A Complete Unknown (2024) Disney Official Bob Dylan Trailer Reaction Review Longplay
The trailer for A Complete Unknown came out this morning and I didn’t want to think about it, but it was either think about it or do the laundry so here I am, thinking about it. I’m aware of exactly how useless that is, but the exercise is interesting because it’s really hard to do. This is not an easy thing to care about or even pretend to care about.
Seems like it should be easy. I am staring at a Bob Dylan poster right now. The sun is catching it just right and it draws the eye. I check his setlists after every single show. Just two nights ago, in Prague, he opened with All Along The Watchtower. He’s putting Desolation Row and It’s All Over Now Baby Blue in regular rotation after a long layoff. The incomparable Jim Keltner is still on the kit but I miss Charlie Sexton.
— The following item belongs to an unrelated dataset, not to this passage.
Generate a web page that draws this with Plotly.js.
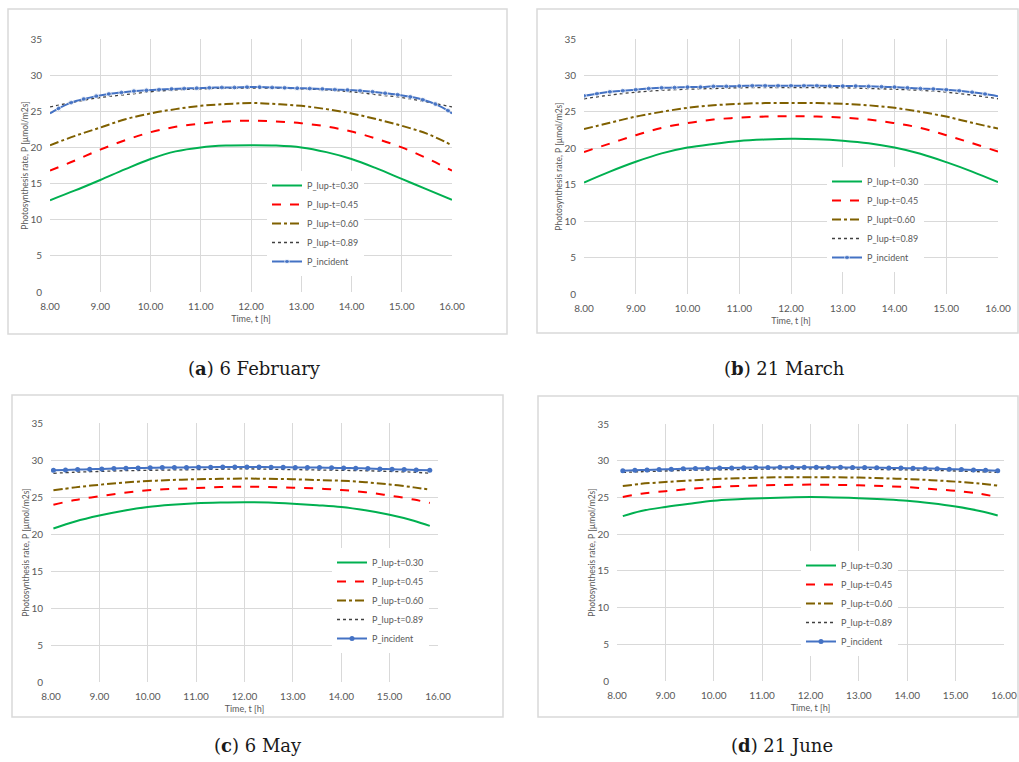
<!DOCTYPE html>
<html>
<head>
<meta charset="utf-8">
<script src="https://cdn.plot.ly/plotly-3.0.1.min.js"></script>
<style>html,body{margin:0;padding:0;background:#fff;}#chart{width:1019px;height:762px;}</style>
</head>
<body>
<div id="chart"></div>
<script>
// ---------- data ----------
const seriesNames = ["P_lup-t=0.30", "P_lup-t=0.45", "P_lup-t=0.60", "P_lup-t=0.89", "P_incident"];
const seriesNamesB = ["P_lup-t=0.30", "P_lup-t=0.45", "P_lupt=0.60", "P_lup-t=0.89", "P_incident"];
const captions = ["(<b>a</b>) 6 February", "(<b>b</b>) 21 March", "(<b>c</b>) 6 May", "(<b>d</b>) 21 June"];
const xTicks = [8, 9, 10, 11, 12, 13, 14, 15, 16];
const xTickLabels = ["8.00", "9.00", "10.00", "11.00", "12.00", "13.00", "14.00", "15.00", "16.00"];
const yTicks = [0, 5, 10, 15, 20, 25, 30, 35];

// (a) 6 February
const timeA = [8, 8.5, 9, 9.5, 10, 10.5, 11, 11.5, 12, 12.5, 13, 13.5, 14, 14.5, 15, 15.5, 16];
const a030 = [12.7, 14.05, 15.5, 17.0, 18.4, 19.45, 20.0, 20.25, 20.3, 20.25, 20.0, 19.35, 18.4, 17.1, 15.65, 14.2, 12.75];
const a045 = [16.8, 18.2, 19.7, 21.0, 22.1, 22.85, 23.3, 23.6, 23.7, 23.6, 23.35, 22.9, 22.2, 21.2, 20.0, 18.5, 16.8];
const a060 = [20.3, 21.6, 22.75, 23.9, 24.7, 25.3, 25.75, 26.0, 26.15, 26.0, 25.75, 25.3, 24.7, 23.9, 23.0, 21.9, 20.3];
const a089 = [25.6, 26.3, 26.9, 27.3, 27.7, 27.95, 28.1, 28.2, 28.2, 28.2, 28.1, 27.95, 27.7, 27.3, 26.9, 26.3, 25.6];
const timeIncA = [8.0, 8.17, 8.42, 8.67, 8.92, 9.17, 9.42, 9.67, 9.92, 10.17, 10.42, 10.67, 10.92, 11.17, 11.42, 11.67, 11.92,
                  12.17, 12.42, 12.67, 12.92, 13.17, 13.42, 13.67, 13.92, 14.17, 14.42, 14.67, 14.92, 15.17, 15.42, 15.67, 15.92, 16.0];
const aInc = [24.7, 25.4, 26.2, 26.7, 27.1, 27.4, 27.6, 27.8, 27.9, 28.0, 28.1, 28.15, 28.2, 28.25, 28.3, 28.3, 28.35,
              28.35, 28.3, 28.25, 28.2, 28.15, 28.1, 28.0, 27.95, 27.85, 27.7, 27.5, 27.3, 27.0, 26.6, 26.0, 25.1, 24.7];
const aIncMarked = [0, 1, 1, 1, 1, 1, 1, 1, 1, 1, 1, 1, 1, 1, 1, 1, 1, 1, 1, 1, 1, 1, 1, 1, 1, 1, 1, 1, 1, 1, 1, 1, 1, 0];

// (b) 21 March
const timeB = [8, 8.5, 9, 9.5, 10, 10.5, 11, 11.5, 12, 12.5, 13, 13.5, 14, 14.5, 15, 15.5, 16];
const b030 = [15.3, 16.8, 18.15, 19.3, 20.1, 20.6, 21.0, 21.2, 21.3, 21.25, 21.05, 20.7, 20.1, 19.25, 18.1, 16.8, 15.35];
const b045 = [19.5, 20.65, 21.8, 22.8, 23.45, 23.95, 24.2, 24.35, 24.4, 24.35, 24.2, 23.95, 23.45, 22.8, 21.8, 20.7, 19.55];
const b060 = [22.65, 23.5, 24.35, 25.0, 25.55, 25.9, 26.1, 26.2, 26.2, 26.2, 26.1, 25.9, 25.55, 25.0, 24.35, 23.5, 22.7];
const b089 = [26.8, 27.3, 27.7, 27.95, 28.1, 28.2, 28.3, 28.33, 28.33, 28.33, 28.3, 28.2, 28.1, 27.95, 27.7, 27.3, 26.8];
const timeIncB = [8.0, 8.25, 8.5, 8.75, 9.0, 9.25, 9.5, 9.75, 10.0, 10.25, 10.5, 10.75, 11.0, 11.25, 11.5, 11.75, 12.0,
                  12.25, 12.5, 12.75, 13.0, 13.25, 13.5, 13.75, 14.0, 14.25, 14.5, 14.75, 15.0, 15.25, 15.5, 15.75, 16.0];
const bInc = [27.2, 27.5, 27.75, 27.9, 28.05, 28.2, 28.3, 28.33, 28.4, 28.4, 28.5, 28.5, 28.55, 28.6, 28.6, 28.6, 28.6,
              28.6, 28.6, 28.55, 28.55, 28.55, 28.5, 28.45, 28.4, 28.3, 28.2, 28.15, 28.05, 27.9, 27.7, 27.45, 27.15];
const bIncMarked = [1, 1, 1, 1, 1, 1, 1, 1, 1, 1, 1, 1, 1, 1, 1, 1, 1, 1, 1, 1, 1, 1, 1, 1, 1, 1, 1, 1, 1, 1, 1, 1, 0];

// (c) 6 May
const timeC = [8.05, 8.5, 9, 9.5, 10, 10.5, 11, 11.5, 12, 12.5, 13, 13.5, 14, 14.5, 15, 15.5, 15.83];
const c030 = [20.75, 21.7, 22.5, 23.15, 23.65, 23.95, 24.15, 24.25, 24.3, 24.25, 24.1, 23.9, 23.65, 23.2, 22.6, 21.8, 21.1];
const c045 = [23.95, 24.6, 25.1, 25.55, 25.9, 26.1, 26.2, 26.35, 26.4, 26.35, 26.25, 26.15, 25.95, 25.65, 25.2, 24.65, 24.2];
const c060 = [25.9, 26.3, 26.65, 26.95, 27.15, 27.3, 27.4, 27.45, 27.5, 27.45, 27.4, 27.3, 27.2, 27.0, 26.7, 26.3, 26.0];
const c089 = [28.2, 28.35, 28.45, 28.55, 28.6, 28.65, 28.7, 28.75, 28.8, 28.75, 28.7, 28.65, 28.6, 28.55, 28.45, 28.35, 28.2];
const timeIncC = [8.05, 8.3, 8.55, 8.8, 9.05, 9.3, 9.55, 9.8, 10.05, 10.3, 10.55, 10.8, 11.05, 11.3, 11.55, 11.8,
                  12.05, 12.3, 12.55, 12.8, 13.05, 13.3, 13.55, 13.8, 14.05, 14.3, 14.55, 14.8, 15.05, 15.3, 15.55, 15.83];
const cInc = [28.6, 28.65, 28.7, 28.75, 28.8, 28.85, 28.9, 28.92, 28.95, 28.97, 29.0, 29.0, 29.02, 29.03, 29.05, 29.05,
              29.05, 29.05, 29.03, 29.02, 29.0, 29.0, 28.97, 28.95, 28.92, 28.9, 28.85, 28.8, 28.75, 28.7, 28.65, 28.6];

// (d) 21 June
const timeD = [8.12, 8.5, 9, 9.5, 10, 10.5, 11, 11.5, 12, 12.5, 13, 13.5, 14, 14.5, 15, 15.5, 15.87];
const d030 = [22.45, 23.15, 23.7, 24.15, 24.55, 24.75, 24.9, 25.0, 25.05, 25.0, 24.9, 24.75, 24.55, 24.2, 23.75, 23.15, 22.55];
const d045 = [25.05, 25.5, 25.85, 26.15, 26.4, 26.55, 26.65, 26.7, 26.75, 26.7, 26.65, 26.55, 26.4, 26.15, 25.9, 25.5, 25.05];
const d060 = [26.55, 26.85, 27.1, 27.3, 27.5, 27.6, 27.7, 27.75, 27.75, 27.75, 27.7, 27.6, 27.5, 27.35, 27.15, 26.9, 26.6];
const d089 = [28.4, 28.5, 28.6, 28.7, 28.75, 28.8, 28.85, 28.9, 28.9, 28.9, 28.85, 28.8, 28.75, 28.7, 28.6, 28.5, 28.4];
const timeIncD = [8.12, 8.37, 8.62, 8.87, 9.12, 9.37, 9.62, 9.87, 10.12, 10.37, 10.62, 10.87, 11.12, 11.37, 11.62, 11.87,
                  12.12, 12.37, 12.62, 12.87, 13.12, 13.37, 13.62, 13.87, 14.12, 14.37, 14.62, 14.87, 15.12, 15.37, 15.62, 15.87];
const dInc = [28.65, 28.7, 28.75, 28.8, 28.85, 28.9, 28.95, 28.97, 29.0, 29.02, 29.05, 29.07, 29.08, 29.1, 29.1, 29.1,
              29.1, 29.1, 29.1, 29.08, 29.07, 29.05, 29.02, 29.0, 28.97, 28.95, 28.9, 28.85, 28.8, 28.75, 28.7, 28.65];

// ---------- build ----------
const W = 1019, H = 762;
const styles = [
  {color: "#00b050", width: 2, dash: "solid"},
  {color: "#ff0000", width: 2, dash: "dash"},
  {color: "#7f6000", width: 2, dash: "dashdot"},
  {color: "#404040", width: 1.3, dash: "dot"},
  {color: "#4472c4", width: 2, dash: "solid"}
];
const panels = [
  {t: timeA, s: [a030, a045, a060, a089], ti: timeIncA, inc: aInc, mk: aIncMarked, names: seriesNames,
   px: [50, 452], py: [39, 292], box: [8, 9, 507, 334], leg: [267, 171], cap: [254, 368]},
  {t: timeB, s: [b030, b045, b060, b089], ti: timeIncB, inc: bInc, mk: bIncMarked, names: seriesNamesB,
   px: [584, 998], py: [39, 294], box: [537, 9, 1018, 333], leg: [827, 167], cap: [784, 368]},
  {t: timeC, s: [c030, c045, c060, c089], ti: timeIncC, inc: cInc, mk: null, names: seriesNames,
   px: [51, 438], py: [423, 682], box: [12, 395, 503, 717], leg: [332, 548], cap: [258, 745]},
  {t: timeD, s: [d030, d045, d060, d089], ti: timeIncD, inc: dInc, mk: null, names: seriesNames,
   px: [617, 1004], py: [424, 681], box: [538, 396, 1018, 717], leg: [801, 551], cap: [782, 745]}
];

const font = "Lato, 'Open Sans', sans-serif";
const gray = "#595959";
const traces = [];
const layout = {
  width: W, height: H, margin: {l: 0, r: 0, t: 0, b: 0},
  paper_bgcolor: "#ffffff", plot_bgcolor: "#ffffff",
  font: {family: font, color: gray, size: 10},
  shapes: [], annotations: [], showlegend: true
};

panels.forEach((p, i) => {
  const n = i + 1;
  const xa = n === 1 ? "x" : "x" + n, ya = n === 1 ? "y" : "y" + n;
  const lg = n === 1 ? "legend" : "legend" + n;
  for (let k = 0; k < 4; k++) {
    traces.push({
      type: "scatter", mode: "lines", x: p.t, y: p.s[k], name: p.names[k],
      xaxis: xa, yaxis: ya, legend: lg,
      line: {color: styles[k].color, width: styles[k].width, dash: styles[k].dash, shape: "spline", smoothing: 1}
    });
  }
  const sizes = p.mk ? p.mk.map(v => v ? 5 : 0) : 5;
  traces.push({
    type: "scatter", mode: "lines+markers", x: p.ti, y: p.inc, name: p.names[4],
    xaxis: xa, yaxis: ya, legend: lg,
    line: {color: styles[4].color, width: styles[4].width, shape: "spline", smoothing: 0.6},
    marker: {color: styles[4].color, size: sizes, symbol: "circle"}
  });
  const axX = {
    domain: [p.px[0] / W, p.px[1] / W], anchor: ya, range: [8, 16],
    tickvals: xTicks, ticktext: xTickLabels, showgrid: true, gridcolor: "#d9d9d9", gridwidth: 1,
    zeroline: false, showline: false, ticks: "", ticklabelstandoff: 7,
    tickfont: {size: 10, color: gray, family: font},
    title: {text: "Time, t [h]", font: {size: 9, color: gray, family: font}, standoff: 4},
    fixedrange: true
  };
  const axY = {
    domain: [1 - p.py[1] / H, 1 - p.py[0] / H], anchor: xa, range: [0, 35],
    tickvals: yTicks, showgrid: true, gridcolor: "#d9d9d9", gridwidth: 1,
    zeroline: false, showline: false, ticks: "", ticklabelstandoff: 7,
    tickfont: {size: 10, color: gray, family: font},
    title: {text: "Photosynthesis rate, P [µmol/m2s]", font: {size: 8.5, color: gray, family: font}, standoff: 0},
    fixedrange: true
  };
  layout[n === 1 ? "xaxis" : "xaxis" + n] = axX;
  layout[n === 1 ? "yaxis" : "yaxis" + n] = axY;
  layout[lg] = {
    x: p.leg[0] / W, y: 1 - p.leg[1] / H, xanchor: "left", yanchor: "top",
    bgcolor: "#ffffff", borderwidth: 0, font: {size: 9, color: gray, family: font},
    tracegroupgap: 0, itemwidth: 30, traceorder: "normal"
  };
  layout.shapes.push({
    type: "rect", xref: "paper", yref: "paper", layer: "below",
    x0: p.box[0] / W, x1: p.box[2] / W, y0: 1 - p.box[3] / H, y1: 1 - p.box[1] / H,
    line: {color: "#d9d9d9", width: 1.5}, fillcolor: "#ffffff"
  });
  layout.annotations.push({
    xref: "paper", yref: "paper", x: p.cap[0] / W, y: 1 - p.cap[1] / H,
    xanchor: "center", yanchor: "middle", showarrow: false, text: captions[i],
    font: {family: "'DejaVu Serif', 'Liberation Serif', serif", size: 18, color: "#1a1a1a"}
  });
});

Plotly.newPlot("chart", traces, layout, {displayModeBar: false, staticPlot: true});
</script>
</body>
</html>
I just put Tempest on in the background, which I do most mornings. His dying lunatic schtick on that album is really funny and it wakes me up. But this movie profoundly resists my attention. I would rather watch an industrial film about sawmill safety.
I mean, I know why, and without seeing it. It’s directed by James Mangold, who made Walk the Line. I saw that thing opening night because it was new Johnny Cash content and everybody was buzzing about it and I was getting paid as many as fifty dollars to write about it for a paper. My whole family saw it. One of the few new releases my Arkie grandpa watched (his correct review was that Reese Witherspoon was cute and it would be better on mute). Awful movie. Hagiography. Totally on rails, every idiot moment profound and inevitable. The ultimate “this is the part of the movie where this happens” bore. Such uninteresting product you could see the Walmart DVD endcap display before you bought the ticket. The work of a director incapable of being anything but what the studio release calendar needed him to be.
So a Bob Dylan biopic by the same guy has no chance. I’m 100% sure that if I burrowed into my nihilism, I could try to write its script by guessing and match it page for page a couple times. Bob goes electric. The ‘60s are an exciting and important time. What is identity? What does it mean to shape-shift? I just learned what “enigmatic” means. Play it fucking loud.
This is true: I watched the trailer four times before I sat down to write this. Here’s what I remember. It stars a guy named Tim who spells his name wrong. Ed Norton plays Pete Seeger. Bob rides a motorcycle. Drinks a beer in a shitty apartment. Writes some lyrics on the floor of the shitty apartment. Commits implied sexual intercourse with a woman and she finds him difficult because of all that art he’s doing. He’s famous but he doesn’t like it. Rides a motorcycle. Where’s he really from? He cuts Like A Rolling Stone. I wonder who they’ll get to play the guy who plays the organ on that. He’s a buddy of mine’s neighbor, is why I’m curious. How’s that actually work? Does his agent call him and then he goes to the dude’s office on Wilshire or whatever to sign some paperwork? Does he get any mailbox money off it?
Johnny Cash is in this one too, so Mangold has a bit of a cinematic universe happening. He needs to hurry up and make a Red Hot Chili Peppers biopic so we can see Old Johnny. Joaquin “Leaf” Phoenix can play Rick Rubin, as a clever little nod to the fans.
Anyway it’s swill and you know that already. Bob Dylan as a tortured God figure, all that Joseph Campbell stuff about guys with too many faces. Designed to employ people who work on award campaigns. Tim spelled wrong will probably get an Oscar for it.
It’s clearly something you see when you’re visiting your family for Christmas and it’s the only thing playing that knows some of its audience went to college. We all have better things to do, up to and including laundry. But the fact is, this is the only major studio production that hovers anywhere near my interests, the only thing that markets to me. So it’s almost funny, threatens to be interesting, that it’s terrible at it. This exact template for exactly this movie is now more than 20 years old and they obviously haven’t updated it at all. An industrial film about sawmill safety would actually be more compelling. At least that might have some gory reenactments.